What you will do: Skipping all pictures, set down the lines of the listing from the first through the one with "y_ticks = [0, 2, 4, 6, 8, 10, 12, 14, 16, 18]".

————

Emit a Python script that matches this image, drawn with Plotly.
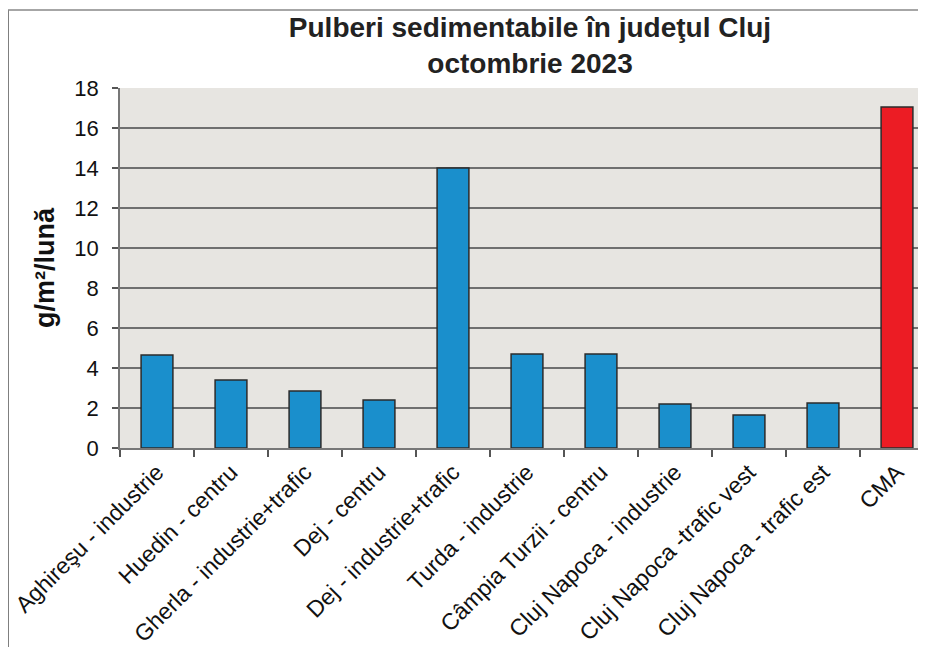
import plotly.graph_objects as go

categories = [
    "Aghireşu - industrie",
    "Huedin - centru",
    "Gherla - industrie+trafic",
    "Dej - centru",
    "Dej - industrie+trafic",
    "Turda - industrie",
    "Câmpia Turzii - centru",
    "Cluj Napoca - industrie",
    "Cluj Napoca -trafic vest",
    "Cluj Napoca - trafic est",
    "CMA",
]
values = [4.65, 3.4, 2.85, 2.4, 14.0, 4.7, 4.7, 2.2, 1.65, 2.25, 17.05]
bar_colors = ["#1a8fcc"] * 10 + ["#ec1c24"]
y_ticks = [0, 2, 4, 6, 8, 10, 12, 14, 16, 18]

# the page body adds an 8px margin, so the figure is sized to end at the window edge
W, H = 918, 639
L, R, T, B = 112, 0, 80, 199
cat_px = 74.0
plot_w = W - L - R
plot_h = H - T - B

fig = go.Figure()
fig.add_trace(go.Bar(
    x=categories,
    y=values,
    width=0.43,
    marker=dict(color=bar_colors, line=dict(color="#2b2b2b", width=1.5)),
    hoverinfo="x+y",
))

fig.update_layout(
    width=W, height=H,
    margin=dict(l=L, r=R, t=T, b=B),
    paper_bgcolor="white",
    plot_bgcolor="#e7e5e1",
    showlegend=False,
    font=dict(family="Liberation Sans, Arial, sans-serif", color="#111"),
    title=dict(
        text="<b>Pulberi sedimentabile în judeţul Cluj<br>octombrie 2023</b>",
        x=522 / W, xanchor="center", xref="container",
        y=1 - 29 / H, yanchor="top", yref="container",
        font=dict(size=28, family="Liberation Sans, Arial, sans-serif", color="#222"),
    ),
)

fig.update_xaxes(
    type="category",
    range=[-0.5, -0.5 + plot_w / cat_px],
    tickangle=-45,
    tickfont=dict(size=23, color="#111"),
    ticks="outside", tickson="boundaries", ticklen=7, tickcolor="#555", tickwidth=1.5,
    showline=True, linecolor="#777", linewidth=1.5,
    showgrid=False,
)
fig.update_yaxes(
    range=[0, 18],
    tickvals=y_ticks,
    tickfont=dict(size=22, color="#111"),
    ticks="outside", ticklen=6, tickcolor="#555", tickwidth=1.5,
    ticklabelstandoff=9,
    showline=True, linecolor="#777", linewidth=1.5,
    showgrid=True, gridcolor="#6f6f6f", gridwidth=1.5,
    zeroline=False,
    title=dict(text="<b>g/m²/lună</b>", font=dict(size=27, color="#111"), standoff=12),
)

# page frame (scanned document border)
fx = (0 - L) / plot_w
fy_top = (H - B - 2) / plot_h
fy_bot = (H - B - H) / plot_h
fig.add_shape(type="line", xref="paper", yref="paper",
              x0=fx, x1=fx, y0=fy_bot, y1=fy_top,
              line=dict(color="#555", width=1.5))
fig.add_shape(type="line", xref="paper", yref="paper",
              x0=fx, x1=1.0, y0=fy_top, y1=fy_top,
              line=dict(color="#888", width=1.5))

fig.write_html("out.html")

————

Right answer:
Emit a Python script that matches this image, drawn with Plotly.
import plotly.graph_objects as go

categories = [
    "Aghireşu - industrie",
    "Huedin - centru",
    "Gherla - industrie+trafic",
    "Dej - centru",
    "Dej - industrie+trafic",
    "Turda - industrie",
    "Câmpia Turzii - centru",
    "Cluj Napoca - industrie",
    "Cluj Napoca -trafic vest",
    "Cluj Napoca - trafic est",
    "CMA",
]
values = [4.65, 3.4, 2.85, 2.4, 14.0, 4.7, 4.7, 2.2, 1.65, 2.25, 17.05]
bar_colors = ["#1a8fcc"] * 10 + ["#ec1c24"]
y_ticks = [0, 2, 4, 6, 8, 10, 12, 14, 16, 18]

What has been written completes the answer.